We noted yesterday #NeverTrumper Max Boot‘s wanting to have it both ways, allowing a wholly political impeachment of President Trump in the House of Representatives, yet demanding that his Senate trial be conducted as in an American court of law. Now Lawrence Tribe has weighed in, and the headline is what caught my attention:

Trump’s lawyers shouldn’t be allowed to use bogus legal arguments on impeachment

By Laurence H. Tribe | January 19, 2020 | 5:19 p.m. EST

The president’s lawyers have made the sweeping assertion that the articles of impeachment against President Trump must be dismissed because they fail to allege that he committed a crime — and are, therefore, as they said in a filing with the Senate, “constitutionally invalid on their face.”

Another of his lawyers, my former Harvard Law School colleague Alan Dershowitz, claiming to represent the Constitution rather than the president as such, makes the backup argument that the articles must be dismissed because neither abuse of power nor obstruction of Congress can count as impeachable offenses.

Both of these arguments are baseless. Senators weighing the articles of impeachment shouldn’t think that they offer an excuse for not performing their constitutional duty.

Reading the article, I wondered if perhaps an editor wrote the article headline, until I came to Mr Tribe’s concluding paragraph:

The president is entitled to robust legal representation. But his lawyers should not be allowed to use bogus legal arguments to mislead the American public or the senators weighing his fate.

“His lawyers should not be allowed to use bogus legal arguments”? As in not allowed to even raise their points?

Attorneys raise legal points that judges disallow all the time; defense attorneys as well as prosecutors will use whatever means they can to win their cases, and it is neither illegal or improper for them to do so. It winds up being up to the judge, or in the case of impeachment, the senators, to determine if a particular legal motion or argument is going to be accepted.

Mr Tribe raises several points in support of his position that the arguments raised by the defense should not be accepted, points I would anticipate that the House’s Impeachment Managers will attempt to refute, but the notion that the defense’s arguments should not be allowed, the word Mr Tribe used, is ridiculous.
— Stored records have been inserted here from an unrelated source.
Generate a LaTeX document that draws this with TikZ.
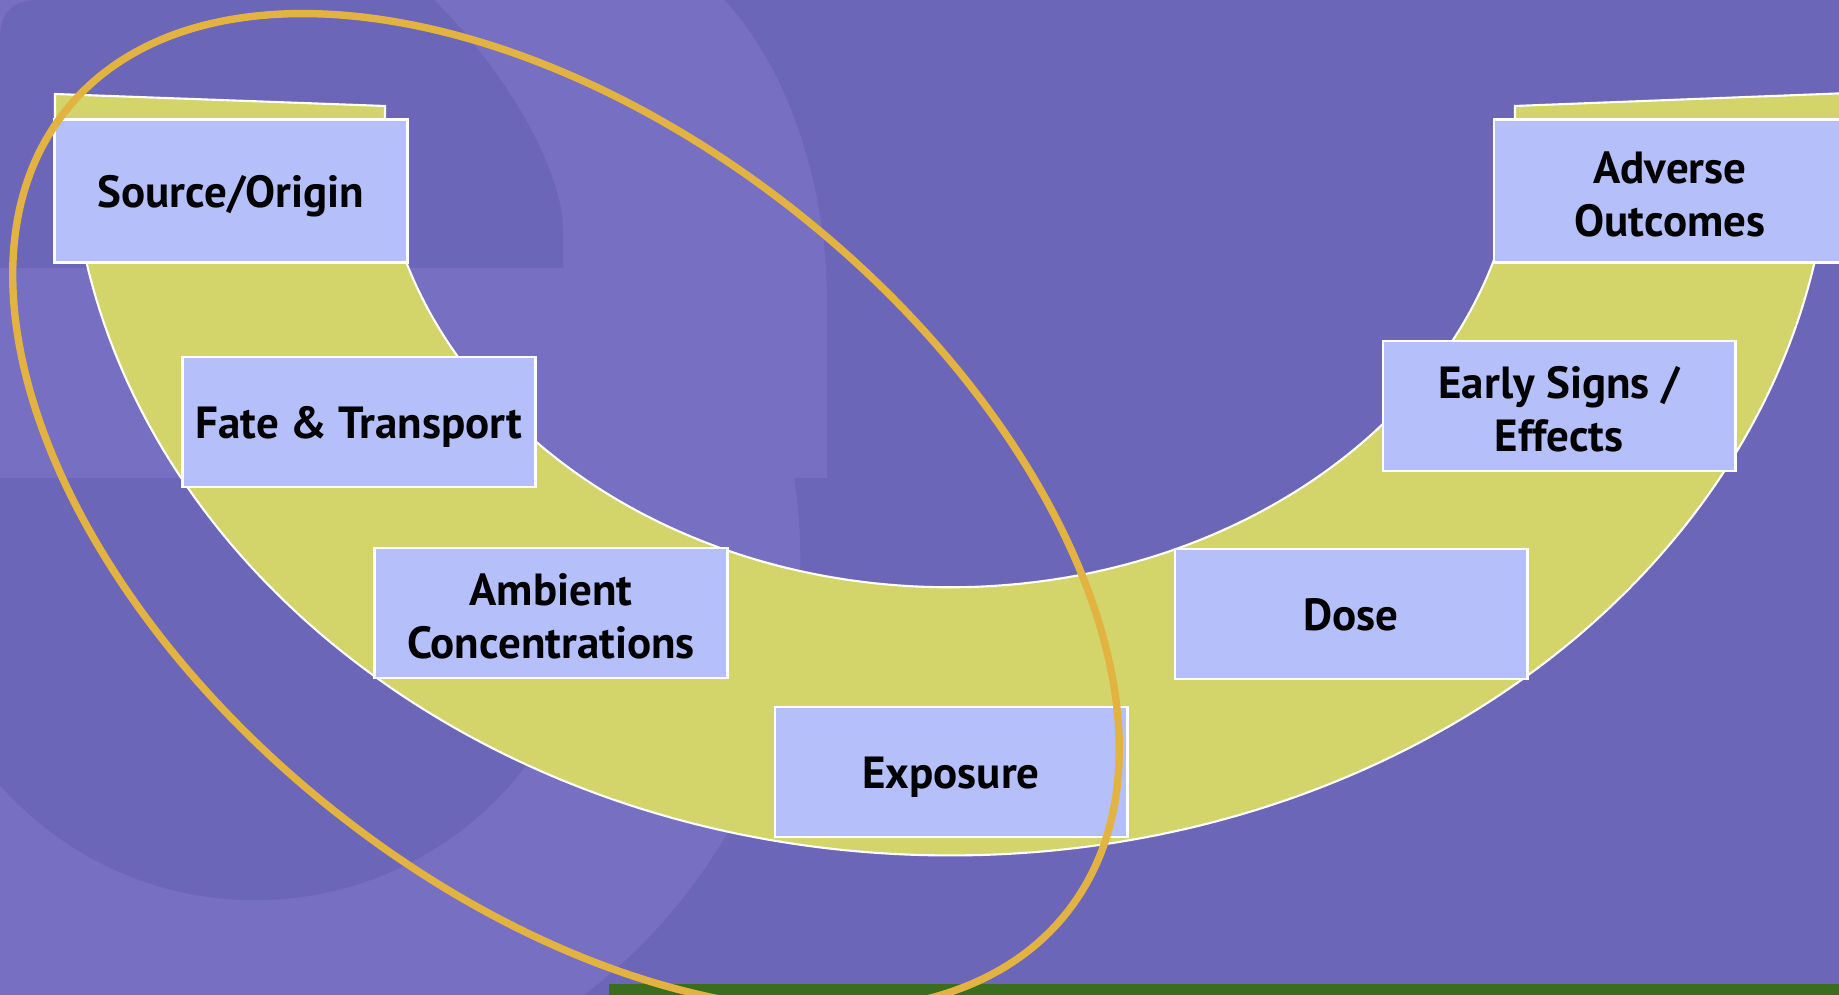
\documentclass[tikz,border=0pt]{standalone}
\usepackage{fontspec}
\setmainfont{PT Sans}
\usetikzlibrary{positioning}
\definecolor{bgbase}{HTML}{6C66B8}
\definecolor{bglight}{HTML}{766FC2}
\definecolor{bandyellow}{HTML}{D3D46A}
\definecolor{boxblue}{HTML}{B5BFFA}
\definecolor{ringorange}{HTML}{E3B342}
\definecolor{bargreen}{HTML}{3A6E1E}
\newcommand{\stagetext}[2][0.55mm]{\raisebox{-#1}[\height][\depth]{\begin{tabular}{@{}c@{}}#2\end{tabular}}}
\tikzset{
  stage_box/.style={rectangle, draw=white, fill=boxblue, line width=0.8pt, minimum width=3.52cm, minimum height=1.3cm, inner sep=2pt, align=center, font=\fontsize{12.8}{15}\selectfont\bfseries},
  stage_box_tall/.style={stage_box, minimum height=1.43cm},
  band/.style={fill=bandyellow, draw=white, line width=0.6pt},
  ring/.style={draw=ringorange, line width=2.1pt},
  bg_light/.style={fill=bglight},
  bg_dark/.style={fill=bgbase}
}

\begin{document}
\begin{tikzpicture}[x=0.01cm, y=-0.01cm]
  \useasboundingbox (0,0) rectangle (1839,995);
  \clip (0,0) rectangle (1839,995);

  % Background
  \path[bg_dark] (0,0) rectangle (1839,995);
  \path[bg_light] (255,560) circle [radius=5.45cm];
  \path[bg_dark] (255,560) circle [radius=3.4cm];
  \path[bg_light] (0,0) -- (724,0) .. controls (790,70) and (827,190) .. (827,300) -- (827,478) -- (0,478) -- cycle;
  \path[bg_dark] (0,40) .. controls (0,12) and (12,0) .. (40,0) -- (434,0) .. controls (505,70) and (563,170) .. (563,230) -- (563,268) -- (0,268) -- cycle;
  \fill[bargreen] (609,984) rectangle (1839,995);

  % Horseshoe band
  \path[band] (70,120) arc [start angle=180, end angle=360, x radius=8.8cm, y radius=7.35cm]
    -- (1520,120) arc [start angle=0, end angle=-180, x radius=5.7cm, y radius=4.67cm] -- cycle;
  \path[band] (55,120) -- (55,94) -- (385,106) -- (385,120) -- cycle;
  \path[band] (1515,120) -- (1515,106) -- (1850,93) -- (1850,120) -- cycle;

  % Stages
  \node (src) [stage_box_tall] at (231,191) {\stagetext{Source/Origin}};
  \node (fate) [stage_box] at (359,422) {\stagetext{Fate \& Transport}};
  \node (amb) [stage_box] at (551,613) {\stagetext[0.85mm]{Ambient\\Concentrations}};
  \node (expo) [stage_box] at (951,772) {\stagetext{Exposure}};
  \node (dose) [stage_box] at (1351,614) {\stagetext{Dose}};
  \node (early) [stage_box] at (1559,406) {\stagetext[0.85mm]{Early Signs /\\Effects}};
  \node (adv) [stage_box_tall] at (1670,191) {\stagetext[0.85mm]{Adverse\\Outcomes}};

  % Highlight ring
  \coordinate (ring_c) at (566,512);
  \draw[ring, rotate around={-38.8:(ring_c)}] (ring_c) ellipse [x radius=6.41cm, y radius=3.78cm];
\end{tikzpicture}
\end{document}
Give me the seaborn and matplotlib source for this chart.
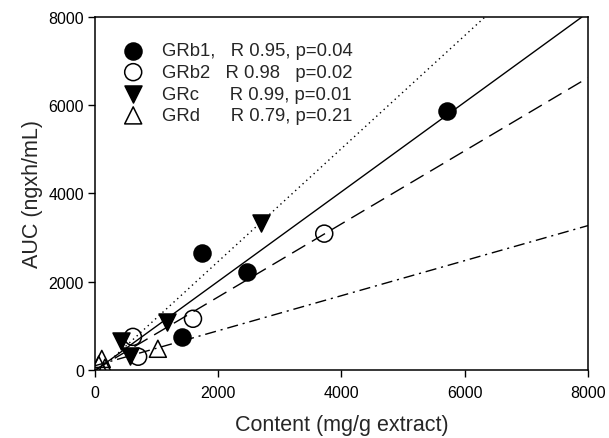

Mr Tribe is making the same plea as Mr Boot did: he is perfectly happy with the partisan, political nature of the House’s action on impeachment, but he wants the Senate to act as though they are impartial jurors. He stated very specifically that the House didn’t need to follow statute law in drafting Articles of Impeachment, but thinks that the Senator do need to follow statute law and the legal principles he outlined to take their decisions. Sorry, but that’s not going to fly. The Framers of the Constitution were very aware of political disagreements — consider the compromise which allowed the states that had them to count slaves as 3/5 of a person for the purpose of the enumeration to determine seats in the House of Representatives — but they set impeachment as requiring the votes of a majority of people who had run for political office and were directly elected by the people to serve as the ‘grand jury,’ and 2/3 of the members of the Senate, who were appointed by the various state governments¹ for conviction and removal from office. No impartial citizens these, but politicians with their own agendas, exactly as the Framers specified them to be.

It will require twenty Republicans to go along with a unanimous Democratic vote in the Senate to remove the President from office, but the Democrats in the House couldn’t persuade even one Republican to go along with their partisan impeachment effort. The Senate will acquit the President of all charges, and Messrs Boot and Tribe will wax apoplectic, but anyone with any sense at all knows how this will turn out.
¹ – Though Senators are directly elected now, prior to the ratification of the 17th Amendment, they were appointed by state legislatures.